> **Goal**: Give again, verbatim, the lines between the line that contains "Clone this chart in seaborn and matplotlib." and the line that contains "from matplotlib.patches import Rectangle", counting both ends. Pictures are excluded from the copy.

Excerpt from a dataset:
BEGIN

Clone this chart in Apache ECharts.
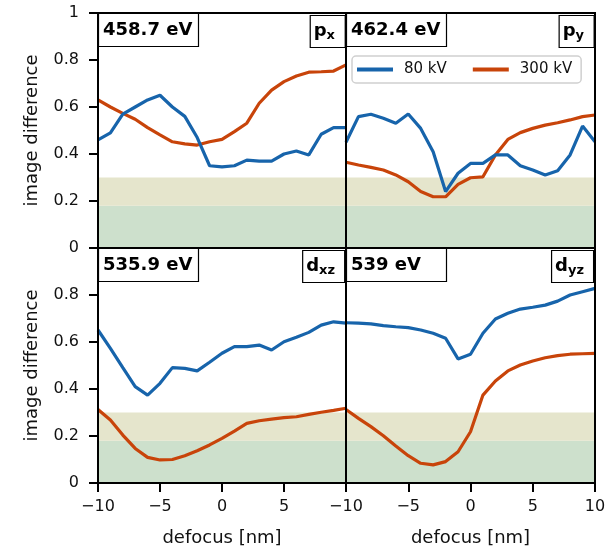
<!DOCTYPE html>
<html>
<head>
<meta charset="utf-8">
<script src="https://cdn.jsdelivr.net/npm/echarts@6/dist/echarts.min.js"></script>
<style>
html, body {margin: 0; padding: 0; background: #fff;}
#main {width: 614px; height: 549px;}
</style>
</head>
<body>
<div id="main"></div>
<script>
// 数据
var defocus = [-10, -9, -8, -7, -6, -5, -4, -3, -2, -1, 0, 1, 2, 3, 4, 5, 6, 7, 8, 9, 10];
var bands = [0, 0.18, 0.3];

var px80 = [0.46, 0.49, 0.57, 0.60, 0.63, 0.65, 0.60, 0.56, 0.47, 0.35, 0.345, 0.35, 0.374, 0.37, 0.37, 0.40, 0.413, 0.396, 0.484, 0.512, 0.512];
var px300 = [0.63, 0.60, 0.573, 0.548, 0.512, 0.481, 0.452, 0.443, 0.438, 0.452, 0.462, 0.495, 0.531, 0.616, 0.672, 0.708, 0.732, 0.748, 0.750, 0.753, 0.779];
var py80 = [0.45, 0.559, 0.569, 0.552, 0.531, 0.570, 0.509, 0.41, 0.24, 0.318, 0.36, 0.36, 0.396, 0.396, 0.35, 0.332, 0.311, 0.329, 0.396, 0.519, 0.452];
var py300 = [0.365, 0.353, 0.343, 0.332, 0.311, 0.282, 0.24, 0.218, 0.218, 0.271, 0.299, 0.303, 0.396, 0.462, 0.491, 0.509, 0.523, 0.533, 0.545, 0.559, 0.566];
var dxz80 = [0.651, 0.573, 0.491, 0.41, 0.374, 0.424, 0.491, 0.488, 0.477, 0.514, 0.552, 0.58, 0.58, 0.587, 0.566, 0.601, 0.62, 0.641, 0.672, 0.686, 0.68];
var dxz300 = [0.313, 0.268, 0.204, 0.147, 0.109, 0.098, 0.10, 0.116, 0.137, 0.162, 0.19, 0.221, 0.254, 0.265, 0.272, 0.278, 0.282, 0.292, 0.301, 0.309, 0.318];
var dyz80 = [0.682, 0.68, 0.677, 0.67, 0.665, 0.661, 0.651, 0.637, 0.616, 0.528, 0.548, 0.637, 0.698, 0.722, 0.74, 0.748, 0.757, 0.774, 0.80, 0.814, 0.828];
var dyz300 = [0.313, 0.275, 0.24, 0.201, 0.157, 0.116, 0.084, 0.077, 0.091, 0.133, 0.218, 0.374, 0.434, 0.477, 0.502, 0.519, 0.533, 0.542, 0.548, 0.55, 0.552];

var energies = ['458.7 eV', '462.4 eV', '535.9 eV', '539 eV'];
var orbitals = [['p', 'x'], ['p', 'y'], ['d', 'xz'], ['d', 'yz']];
var panels = [[px80, px300], [py80, py300], [dxz80, dxz300], [dyz80, dyz300]];

var blue = '#1764ab';
var orange = '#c8440a';
var font = 'DejaVu Sans';

function pairs(ys) {
    return defocus.map(function (x, i) { return [x, ys[i]]; });
}
function minus(v) {
    return String(v).replace('-', '\u2212');
}

var grids = [
    {left: 98, top: 13, width: 248, height: 235},
    {left: 346, top: 13, width: 249, height: 235},
    {left: 98, top: 248, width: 248, height: 235},
    {left: 346, top: 248, width: 249, height: 235}
];

var option = {
    animation: false,
    textStyle: {fontFamily: font},
    grid: grids.map(function (g) {
        return Object.assign({show: true, z: 8, borderColor: '#000', borderWidth: 2, backgroundColor: 'transparent'}, g);
    }),
    xAxis: [],
    yAxis: [],
    series: [],
    title: [],
    legend: {
        data: ['80 kV', '300 kV'],
        icon: 'rect',
        left: 352, top: 56,
        itemWidth: 36, itemHeight: 4, itemGap: 26,
        padding: [6, 9, 6, 5],
        backgroundColor: '#fff',
        borderColor: '#d0d0d0', borderWidth: 1.5, borderRadius: 4,
        textStyle: {fontSize: 15, color: '#111', fontFamily: font, padding: [0, 0, 0, 6]}
    }
};

for (var i = 0; i < 4; i++) {
    var bottom = i >= 2;
    var left = i % 2 === 0;
    option.xAxis.push({
        type: 'value', gridIndex: i, min: -10, max: 10, interval: 5,
        z: 10,
        splitLine: {show: false},
        axisLine: {show: bottom, onZero: false, lineStyle: {color: '#000', width: 2}},
        axisTick: {show: bottom, length: 9, lineStyle: {color: '#000', width: 2}},
        axisLabel: {show: bottom, fontSize: 16, color: '#111', margin: 16,
            showMaxLabel: i === 3, formatter: minus},
        name: bottom ? 'defocus [nm]' : '',
        nameLocation: 'middle', nameGap: 46,
        nameTextStyle: {fontSize: 18, color: '#111'}
    });
    option.yAxis.push({
        type: 'value', gridIndex: i, min: 0, max: 1, interval: 0.2,
        z: 10,
        splitLine: {show: false},
        axisLine: {show: left, onZero: false, lineStyle: {color: '#000', width: 2}},
        axisTick: {show: left, length: 9, lineStyle: {color: '#000', width: 2}},
        axisLabel: {show: left, fontSize: 16, color: '#111', margin: 19,
            showMaxLabel: i === 0},
        name: left ? 'image difference' : '',
        nameLocation: 'middle', nameGap: 57, nameRotate: 90,
        nameTextStyle: {fontSize: 18, color: '#111'}
    });

    /*数据线*/
    option.series.push({
        name: '80 kV', type: 'line', xAxisIndex: i, yAxisIndex: i,
        data: pairs(panels[i][0]), showSymbol: false, symbol: 'none',
        lineStyle: {color: blue, width: 3.2}, itemStyle: {color: blue},
        z: 4,
        markArea: {
            silent: true,
            data: [
                [{yAxis: bands[0], itemStyle: {color: '#cde0cc'}}, {yAxis: bands[1]}],
                [{yAxis: bands[1], itemStyle: {color: '#e5e5cc'}}, {yAxis: bands[2]}]
            ]
        }
    });
    option.series.push({
        name: '300 kV', type: 'line', xAxisIndex: i, yAxisIndex: i,
        data: pairs(panels[i][1]), showSymbol: false, symbol: 'none',
        lineStyle: {color: orange, width: 3.2}, itemStyle: {color: orange},
        z: 3
    });

    /*标签框*/
    var g = grids[i];
    option.title.push({
        text: energies[i],
        left: g.left, top: g.top,
        padding: [7, 5, 6, 5],
        backgroundColor: '#fff', borderColor: '#000', borderWidth: 1.2,
        textStyle: {fontSize: 18, fontWeight: 'bold', color: '#000', fontFamily: font, width: 91, lineHeight: 21}
    });
    option.title.push({
        text: '{b|' + orbitals[i][0] + '}{s|' + orbitals[i][1] + '}',
        right: 614 - (g.left + g.width) + 1, top: g.top,
        padding: [7, 10, 6, 4],
        backgroundColor: '#fff', borderColor: '#000', borderWidth: 1.2,
        textStyle: {
            fontFamily: font,
            rich: {
                b: {fontSize: 18, fontWeight: 'bold', color: '#000', fontFamily: font, lineHeight: 23},
                s: {fontSize: 13, fontWeight: 'bold', color: '#000', fontFamily: font, padding: [8, 0, 0, 0]}
            }
        }
    });
}

var myChart = echarts.init(document.getElementById('main'));
myChart.setOption(option);
</script>
</body>
</html>
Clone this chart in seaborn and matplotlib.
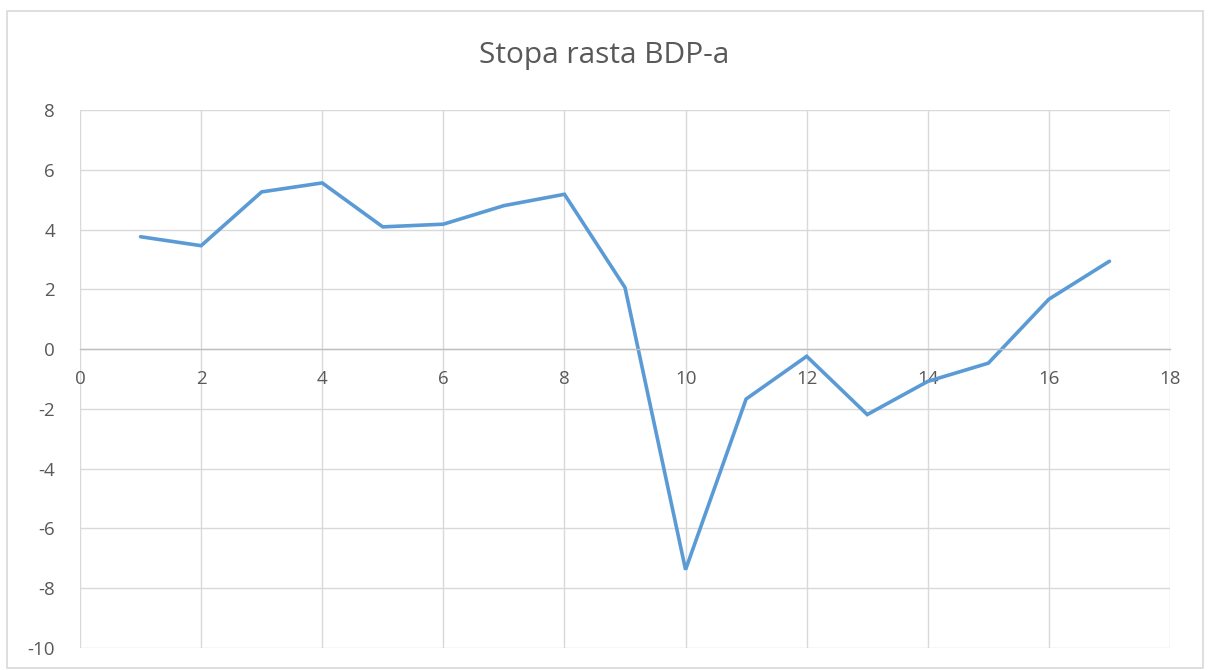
import matplotlib
matplotlib.use("Agg")
import matplotlib.pyplot as plt
import seaborn as sns
import pandas as pd
from matplotlib.patches import Rectangle

period = [1, 2, 3, 4, 5, 6, 7, 8, 9, 10, 11, 12, 13, 14, 15, 16, 17]
growth = [3.76, 3.46, 5.26, 5.56, 4.09, 4.18, 4.80, 5.18, 2.06, -7.38,
          -1.67, -0.24, -2.19, -1.08, -0.47, 1.67, 2.94]
x_ticks = [0, 2, 4, 6, 8, 10, 12, 14, 16, 18]
y_ticks = [-10, -8, -6, -4, -2, 0, 2, 4, 6, 8]
title = "Stopa rasta BDP-a"

df = pd.DataFrame({"period": period, "growth": growth})

sns.set_theme(style="white")
plt.rcParams['font.family'] = ['Open Sans', 'DejaVu Sans']

fig = plt.figure(figsize=(12.08, 6.70), dpi=100)
ax = fig.add_axes([80/1208, 1-648/670, (1170-80)/1208, (648-110)/670])

sns.lineplot(data=df, x="period", y="growth", ax=ax, color="#5b9bd5",
             linewidth=2.6, solid_joinstyle="miter")

ax.set_xlim(0, 18)
ax.set_ylim(-10, 8)
ax.set_xticks(x_ticks)
ax.set_yticks(y_ticks)
ax.set_xticklabels([str(v) for v in x_ticks])
ax.set_yticklabels([str(v) for v in y_ticks])
ax.grid(True, color="#d9d9d9", linewidth=1.0)
ax.set_axisbelow(True)
ax.set_xlabel("")
ax.set_ylabel("")

for s in ["top", "right", "left"]:
    ax.spines[s].set_visible(False)
ax.spines["bottom"].set_position(("data", 0))
ax.spines["bottom"].set_color("#bfbfbf")
ax.spines["bottom"].set_linewidth(1.0)

ax.tick_params(axis="both", length=0, labelsize=13.5, labelcolor="#595959")
ax.tick_params(axis="x", pad=15)
ax.tick_params(axis="y", pad=18)

fig.text(0.5, 1-55/670, title, ha="center", va="center", fontsize=21.5,
         color="#595959")

fig.patches.append(Rectangle((7/1208, 2/670), 1196/1208, 657/670,
                             transform=fig.transFigure, fill=False,
                             edgecolor="#d9d9d9", linewidth=1.2))

fig.savefig("out.png", dpi=100)
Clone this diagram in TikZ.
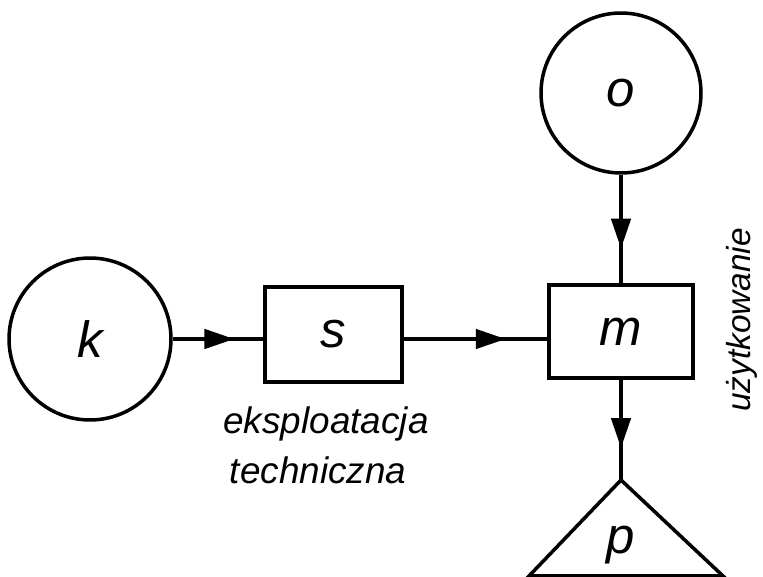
\documentclass[tikz,border=0pt]{standalone}
\usepackage{fontspec}
\setmainfont{Liberation Sans}
\usetikzlibrary{arrows.meta,decorations.markings}
\begin{document}
\begin{tikzpicture}[x=0.02cm,y=-0.02cm,
  line width=2pt,
  bigletter/.style={font=\fontsize{29}{30}\selectfont\itshape},
  circ/.style={draw,circle,inner sep=0pt,bigletter},
  box/.style={draw,rectangle,inner sep=0pt,minimum width=2.8cm,minimum height=1.88cm,bigletter},
  lab/.style={font=\fontsize{21}{24}\selectfont\itshape,inner sep=0pt},
  flow/.style={postaction={decorate},decoration={markings,mark=at position #1 with {\arrow{Triangle[length=17pt,width=11pt]}}}}
]
\useasboundingbox (0,0) rectangle (763,577);
\node[circ,minimum size=3.24cm] (k) at (90,339) {k};
\node[box,minimum width=2.74cm,minimum height=1.9cm] (s) at (333.5,334.5) {s};
\node[box,minimum width=2.88cm,minimum height=1.86cm] (m) at (621,331.5) {m};
\node[circ,minimum size=3.2cm] (o) at (621,93) {o};
\coordinate (papex) at (621,480);
\coordinate (pl) at (529,576);
\coordinate (pr) at (723,576);
\draw[line join=miter] (papex) -- (pl) -- (pr) -- cycle;
\node[bigletter] (p) at (621,545) {p};
\draw[flow=0.68] (k.east) -- (k.east -| s.west);
\draw[flow=0.71] (s.east |- k.east) -- (m.west |- k.east);
\draw[flow=0.68] (o.south) -- (m.north);
\draw[flow=0.68] (m.south) -- (papex);
\node[lab,anchor=base] (t1) at (326,433) {eksploatacja};
\node[lab,anchor=base] (t2) at (318,483) {techniczna};
\node[lab,font=\fontsize{19}{22}\selectfont\itshape,rotate=90,anchor=base] (t3) at (750,320) {użytkowanie};
\end{tikzpicture}
\end{document}
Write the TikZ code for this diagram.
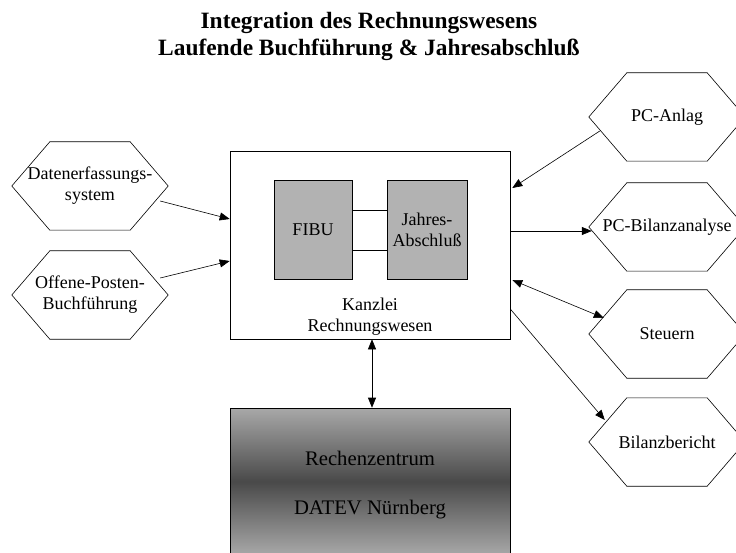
\documentclass[tikz,border=0pt]{standalone}
\usepackage{fontspec}
\setmainfont{Liberation Serif}
\usetikzlibrary{arrows.meta,calc}
\begin{document}
\begin{tikzpicture}[x=1pt,y=-1pt,
  body/.style={font=\fontsize{18}{21}\selectfont, align=center},
  bigbody/.style={font=\fontsize{20.7}{24}\selectfont, align=center},
  hexa/.style={body, minimum width=156pt, minimum height=88pt, inner sep=0pt},
  graybox/.style={body, draw, fill=black!30, inner sep=0pt},
  conn/.style={line width=0.6pt, -{Triangle[length=10pt,width=8pt]}},
  biconn/.style={line width=0.6pt, {Triangle[length=10pt,width=8pt]}-{Triangle[length=10pt,width=8pt]}},
  plain/.style={line width=0.6pt}]
\useasboundingbox[fill=white] (0,0) rectangle (736,553);

\node[font=\fontsize{23.4}{27}\selectfont\bfseries, align=center] (title) at (369,36)
  {Integration des Rechnungswesens\\Laufende Buchführung \& Jahresabschluß};

% main box
\node[draw, line width=0.6pt, minimum width=280pt, minimum height=188pt, inner sep=0pt] (main) at (370,245) {};
\node[graybox, minimum width=78pt, minimum height=99pt] (fibu) at (313,229.5) {FIBU};
\node[graybox, minimum width=80pt, minimum height=99pt] (jahr) at (427,229.5) {Jahres-\\Abschluß};
\node[body] (kanz) at (370,317) {Kanzlei\\Rechnungswesen};

% bottom box with vertical gradient (light - dark - light)
\foreach \i in {0,...,73} {
  \pgfmathsetmacro\p{34+37*\i/73}
  \fill[black!\p] (230,408+\i) rectangle (510,409.8+\i);
  \fill[black!\p] (230,556-\i) rectangle (510,554.2-\i);
}
\node[draw, line width=0.6pt, minimum width=280pt, minimum height=148pt, inner sep=0pt] (datev) at (370,482) {};
\node[bigbody] (rz) at (370,458) {Rechenzentrum};
\node[bigbody] (dn) at (370,510) {DATEV Nürnberg};

% hexagons
\node[hexa] (dat) at (90,186) {Datenerfassungs-\\system};
\node[hexa] (op) at (90,295) {Offene-Posten-\\Buchführung};
\node[hexa] (pca) at (667,117) {PC-Anlag};
\node[hexa] (pcb) at (667,227) {PC-Bilanzanalyse};
\node[hexa] (st) at (667,334) {Steuern};
\node[hexa] (bb) at (667,442) {Bilanzbericht};
\foreach \n in {dat,op,pca,pcb,st,bb}
  \draw[plain] ([xshift=38pt]\n.north west) -- ([xshift=-38pt]\n.north east) -- (\n.east)
    -- ([xshift=-38pt]\n.south east) -- ([xshift=38pt]\n.south west) -- (\n.west) -- cycle;

% inner connections
\draw[plain] ([yshift=19.5pt]fibu.east) -- ([yshift=19.5pt]jahr.west);
\draw[plain] ([yshift=-20.5pt]fibu.east) -- ([yshift=-20.5pt]jahr.west);

% connectors
\draw[conn] ([xshift=-8pt,yshift=-15pt]dat.east) -- ([yshift=26pt]main.west);
\draw[conn] ([xshift=-8pt,yshift=17pt]op.east) -- ([yshift=-16pt]main.west);
\draw[conn] ([xshift=11pt,yshift=-14pt]pca.west) -- ([xshift=2pt,yshift=57pt]main.east);
\draw[conn] ([yshift=14pt]main.east) -- ([xshift=3pt,yshift=-4pt]pcb.west);
\draw[biconn] ([xshift=2pt,yshift=-35pt]main.east) -- ([xshift=15pt,yshift=16pt]st.west);
\draw[conn] ([yshift=-64pt]main.east) -- ([xshift=16pt,yshift=22pt]bb.west);
\draw[biconn] ([xshift=2pt]main.south) -- ([xshift=2pt]datev.north);
\end{tikzpicture}
\end{document}
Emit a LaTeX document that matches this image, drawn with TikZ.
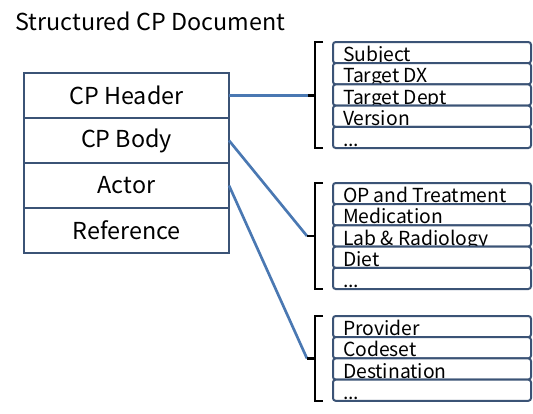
\documentclass[tikz,border=0pt]{standalone}
\usepackage{fontspec}
\setmainfont{Noto Sans CJK KR}
\usetikzlibrary{positioning}

\definecolor{boxline}{HTML}{3B5376}
\definecolor{linkline}{HTML}{4A78B2}

\tikzset{
  title/.style={inner sep=0pt, font=\fontsize{17.5}{20}\selectfont},
  part/.style={draw=boxline, line width=2pt, fill=white, outer sep=0pt,
    minimum width=153.75pt, minimum height=33.75pt, inner sep=0pt,
    font=\fontsize{17.5}{20}\selectfont},
  item/.style={draw=boxline, line width=1.5pt, fill=white, outer sep=0pt,
    rounded corners=2pt, minimum width=148.5pt, minimum height=15.9pt,
    inner ysep=0pt, inner xsep=7.5pt, text width=133.5pt, align=flush left,
    text height=14.7pt, text depth=1.2pt, font=\fontsize{14.5}{16}\selectfont},
  link/.style={draw=linkline, line width=2pt},
  brace/.style={draw=black, line width=2pt}
}

\begin{document}
\begin{tikzpicture}[x=.75pt,y=-.75pt]
  \useasboundingbox (0,0) rectangle (533,414);

  \node[title, anchor=base west] (ttl) at (15,31) {Structured CP Document};

  %% document parts
  \node[part] (hdr) at (126.5,95.5) {CP Header};
  \node[part, below=0pt of hdr] (body) {CP Body};
  \node[part, below=0pt of body] (actor) {Actor};
  \node[part, below=0pt of actor] (ref) {Reference};

  %% bracket tips
  \coordinate (hbr) at (308,95.5);
  \coordinate (bbr) at (307,236);
  \coordinate (abr) at (307,358.5);

  %% links
  \draw[link] (hdr.east) -- (hbr);
  \draw[link] (body.east) -- (bbr);
  \draw[link] (actor.east) -- (abr);

  %% brackets
  \draw[brace] (323,42) -- (315,42) -- (315,148) -- (323,148);
  \draw[brace] (hbr) -- (315,95.5);
  \draw[brace] (323,183) -- (315,183) -- (315,289) -- (323,289);
  \draw[brace] (bbr) -- (315,236);
  \draw[brace] (323,316) -- (315,316) -- (315,401) -- (323,401);
  \draw[brace] (abr) -- (315,358.5);

  %% header items
  \node[item] (subj) at (432,52.6) {Subject};
  \node[item, below=0pt of subj] (tdx) {Target DX};
  \node[item, below=0pt of tdx] (tdept) {Target Dept};
  \node[item, below=0pt of tdept] (ver) {Version};
  \node[item, below=0pt of ver] (hmore) {...};

  %% body items
  \node[item] (optr) at (432,193.6) {OP and Treatment};
  \node[item, below=0pt of optr] (med) {Medication};
  \node[item, below=0pt of med] (lab) {Lab \& Radiology};
  \node[item, below=0pt of lab] (diet) {Diet};
  \node[item, below=0pt of diet] (bmore) {...};

  %% actor items
  \node[item] (prov) at (432,326.6) {Provider};
  \node[item, below=0pt of prov] (code) {Codeset};
  \node[item, below=0pt of code] (dest) {Destination};
  \node[item, below=0pt of dest] (amore) {...};
\end{tikzpicture}
\end{document}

END

> **Response to the task**:
Clone this chart in seaborn and matplotlib.
import matplotlib
matplotlib.use("Agg")
import matplotlib.pyplot as plt
import seaborn as sns
import pandas as pd
from matplotlib.patches import Rectangle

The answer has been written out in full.